Já em novembro, o Palácio Ratton notifica os gestores do banco público para que entreguem as declarações.
Polémica da informação privilegiada
Novembro é também o mês onde regressa a polémica da informação privilegiada. O tema tinha já motivado críticas em outubro mas é a confirmação da Comissão Europeia que relança a polémica.

Em resposta a um eurodeputado do PSD, o executivo comunitário confirma que António Domingues participou em reuniões sobre o banco público quando ainda era gestor no BPI.

Alexandra André, Luís Vilar (novembro de 2016)

O Governo nega que António Domingues estivesse na posse de informação privilegiada sobre a Caixa Geral de Depósitos quando participou, como convidado, nas reuniões com a Comissão Europeia para debater a recapitalização do banco.

O PSD e o CDS-PP exigem explicações ao primeiro-ministro. A esquerda acusa os partidos da anterior maioria de tudo fazer para que o processo de recapitalização do banco público fracasse.
Domingues sai, Macedo entra
O caso parecia aproximar-se do fim, reinando a crença de que a gestão de Domingues entregaria as declarações e permaneceria no cargo. Mas, na última semana, o jogo volta todo a mudar.
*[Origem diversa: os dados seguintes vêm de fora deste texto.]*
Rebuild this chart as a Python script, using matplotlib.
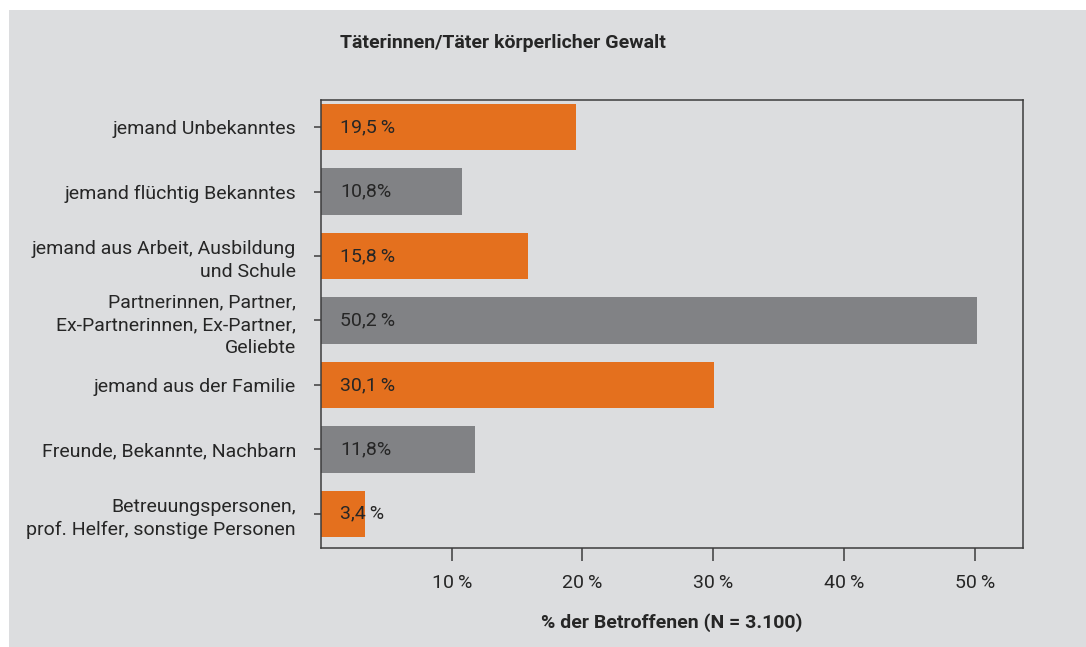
import matplotlib
matplotlib.use("Agg")
import matplotlib.pyplot as plt
from matplotlib.patches import Rectangle

categories = [
    "jemand Unbekanntes",
    "jemand flüchtig Bekanntes",
    "jemand aus Arbeit, Ausbildung\nund Schule",
    "Partnerinnen, Partner,\nEx-Partnerinnen, Ex-Partner,\nGeliebte",
    "jemand aus der Familie",
    "Freunde, Bekannte, Nachbarn",
    "Betreuungspersonen,\nprof. Helfer, sonstige Personen",
]
values = [19.5, 10.8, 15.8, 50.2, 30.1, 11.8, 3.4]
value_labels = ["19,5\u2009%", "10,8%", "15,8\u2009%", "50,2\u2009%", "30,1\u2009%", "11,8%", "3,4\u2009%"]
xticks = [10, 20, 30, 40, 50]
xtick_labels = ["10\u2009%", "20\u2009%", "30\u2009%", "40\u2009%", "50\u2009%"]

ORANGE = "#e4701e"
GRAY = "#818285"
BG = "#dcdddf"
TXT = "#262626"
FONT = "Roboto"
FS = 14

plt.rcParams["font.family"] = [FONT, "DejaVu Sans"]

fig = plt.figure(figsize=(10.86, 6.47), dpi=100, facecolor="white")
# grey panel with a white margin on top and left only
fig.patches.append(Rectangle((9 / 1086, 0), 1, 1 - 10 / 647, transform=fig.transFigure,
                             facecolor=BG, edgecolor="none", zorder=-1))

ax = fig.add_axes([321 / 1086, 1 - 548 / 647, (1023 - 321) / 1086, (548 - 100) / 647])
ax.set_facecolor(BG)

colors = [ORANGE if i % 2 == 0 else GRAY for i in range(len(values))]
pos = list(range(len(values)))
ax.barh(pos, values, height=0.72, color=colors, zorder=2)

for p, v, lab in zip(pos, values, value_labels):
    ax.annotate(lab, (0, p), xytext=(14, 0), textcoords="offset points",
                ha="left", va="center", fontsize=FS, color=TXT, zorder=3)

ax.set_xlim(0, 53.7)
ax.set_ylim(6.53, -0.42)
ax.set_yticks(pos)
ax.set_yticklabels(categories, fontsize=FS, color=TXT, linespacing=1.35)
ax.set_xticks(xticks)
ax.set_xticklabels(xtick_labels, fontsize=FS, color=TXT)
ax.tick_params(axis="x", length=9, width=1.1, color="#3c3c3c", pad=10)
ax.tick_params(axis="y", length=5, width=1.1, color="#3c3c3c", pad=13)

for s in ax.spines.values():
    s.set_color("#3c3c3c")
    s.set_linewidth(1.1)

ax.set_xlabel("% der Betroffenen (N = 3.100)", fontsize=FS, fontweight="bold",
              color=TXT, labelpad=15)

fig.text(340 / 1086, 1 - 43 / 647, "Täterinnen/Täter körperlicher Gewalt",
         fontsize=FS, fontweight="bold", color=TXT, ha="left", va="center")

fig.savefig("out.png", dpi=100, facecolor="white")
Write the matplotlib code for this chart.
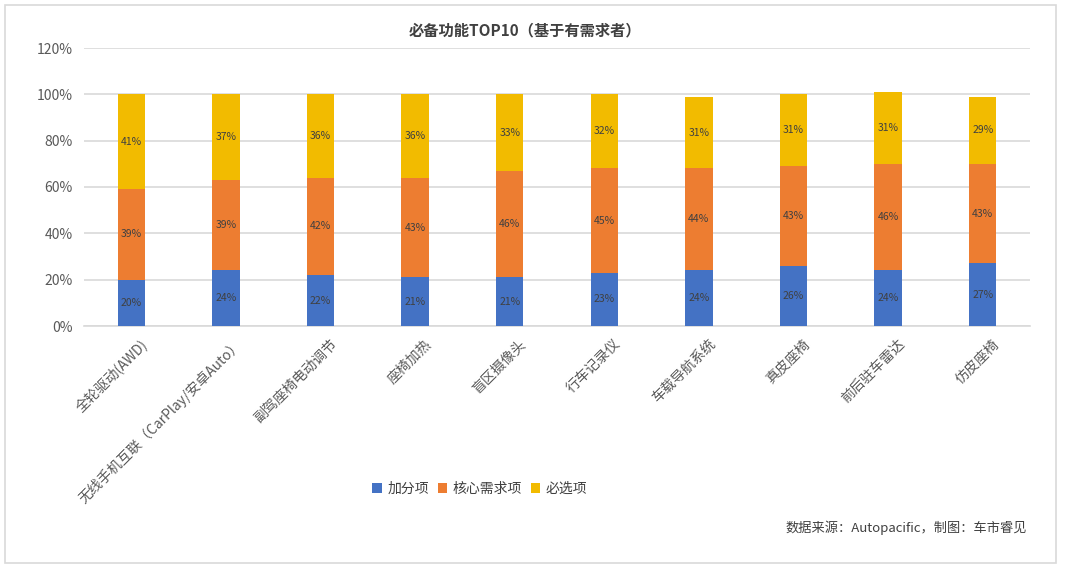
import numpy as np
import matplotlib

matplotlib.use("Agg")
import matplotlib.pyplot as plt
from matplotlib.patches import Rectangle
from matplotlib.ticker import FuncFormatter

plt.rcParams["font.family"] = ["Noto Sans CJK SC", "DejaVu Sans"]

# Data (percent)
categories = [
    "全轮驱动(AWD)",
    "无线手机互联（CarPlay/安卓Auto）",
    "副驾座椅电动调节",
    "座椅加热",
    "盲区摄像头",
    "行车记录仪",
    "车载导航系统",
    "真皮座椅",
    "前后驻车雷达",
    "仿皮座椅",
]
bonus = [20, 24, 22, 21, 21, 23, 24, 26, 24, 27]
core = [39, 39, 42, 43, 46, 45, 44, 43, 46, 43]
must = [41, 37, 36, 36, 33, 32, 31, 31, 31, 29]
series_names = ["加分项", "核心需求项", "必选项"]
colors = ["#4472C4", "#ED7D31", "#F2BB00"]

fig = plt.figure(figsize=(10.65, 5.70), dpi=100, facecolor="white")

# Outer frame
fig.patches.append(
    Rectangle(
        (5 / 1065, 7 / 570),
        1051 / 1065,
        558 / 570,
        transform=fig.transFigure,
        fill=False,
        edgecolor="#D9D9D9",
        linewidth=1.2,
    )
)

ax = fig.add_axes([84 / 1065, 244 / 570, 946 / 1065, 278 / 570])

x = np.arange(len(categories))
width = 0.29
bottom = np.zeros(len(categories))
for vals, name, col in zip([bonus, core, must], series_names, colors):
    vals = np.array(vals, dtype=float)
    ax.bar(x, vals, width, bottom=bottom, color=col, label=name, zorder=3)
    for xi, b, v in zip(x, bottom, vals):
        ax.text(
            xi,
            b + v / 2,
            "%d%%" % v,
            ha="center",
            va="center",
            fontsize=7.5,
            color="#404040",
            zorder=4,
        )
    bottom += vals

ax.set_xlim(-0.5, len(categories) - 0.5)
ax.set_ylim(0, 120)
ax.set_yticks(np.arange(0, 121, 20))
ax.yaxis.set_major_formatter(FuncFormatter(lambda v, p: "%d%%" % v))
ax.grid(axis="y", color="#D9D9D9", linewidth=1.2, zorder=0)
ax.set_axisbelow(True)
for s in ["top", "right", "left"]:
    ax.spines[s].set_visible(False)
ax.spines["bottom"].set_color("#D9D9D9")
ax.spines["bottom"].set_linewidth(1.2)
ax.tick_params(axis="both", length=0, labelsize=10, labelcolor="#595959")
ax.tick_params(axis="y", pad=8)

ax.set_xticks(x)
ax.set_xticklabels(categories, rotation=45, ha="right", va="top", rotation_mode="anchor")
for lbl in ax.get_xticklabels():
    lbl.set_fontsize(10)
    lbl.set_color("#595959")
    lbl.set_transform(
        lbl.get_transform()
        + matplotlib.transforms.ScaledTranslation(9 / 100, -6 / 100, fig.dpi_scale_trans)
    )

fig.text(
    525 / 1065,
    1 - 30 / 570,
    "必备功能TOP10（基于有需求者）",
    ha="center",
    va="center",
    fontsize=11,
    fontweight="bold",
    color="#404040",
)

leg = fig.legend(
    loc="center",
    bbox_to_anchor=(480 / 1065, 1 - 489 / 570),
    ncol=3,
    frameon=False,
    fontsize=10,
    handlelength=0.7,
    handleheight=0.7,
    handletextpad=0.4,
    columnspacing=0.6,
)
for t in leg.get_texts():
    t.set_color("#404040")

fig.text(
    1027 / 1065,
    1 - 528 / 570,
    "数据来源：Autopacific，制图：车市睿见",
    ha="right",
    va="center",
    fontsize=9.5,
    color="#404040",
)

fig.savefig("out.png", dpi=100, facecolor="white")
No domingo António Domingues apresenta a demissão do cargo de presidente do conselho de administração da Caixa Geral de Depósitos. O Governo confirma a saída, indicando que a mesma terá efeito a partir do fim de dezembro. Seis vogais abandonam também os cargos.

Maria Nobre, Luís Moreira (novembro de 2016)
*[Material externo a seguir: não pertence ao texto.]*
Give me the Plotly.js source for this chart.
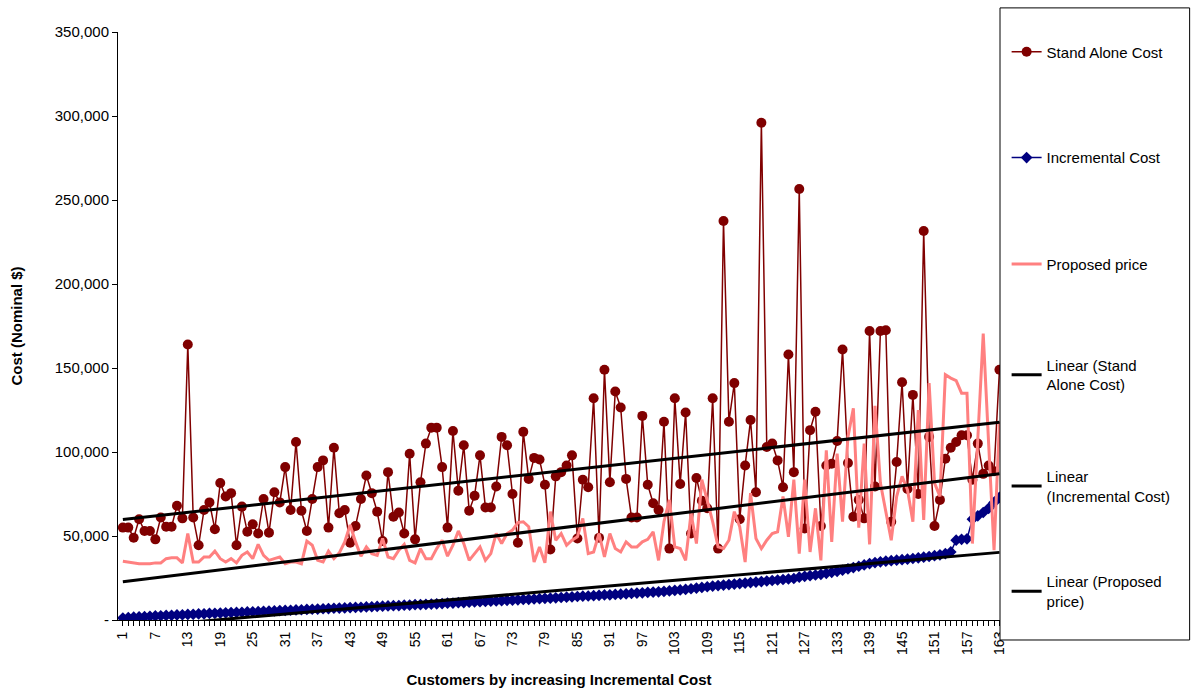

A saída concretiza-se depois de os deputados do Bloco de Esquerda terem votado alinhados com o PSD e o CDS-PP uma proposta de alteração ao Orçamento do Estado que obriga os administradores a apresentar as declarações de rendimentos no Tribunal Constitucional.

Em uma semana, o Governo português encontra outro presidente para a Caixa Geral de Depósitos: Paulo Macedo. A RTP apurou que o antigo ministro da Saúde do Governo de Passos Coelho alterou a posição inicial de recusa em liderar o banco estatal.

O Governo está agora a trabalhar com Macedo na construção de uma nova equipa executiva para o banco público. A equipa de António Domingues permanece em funções até ao fim de dezembro.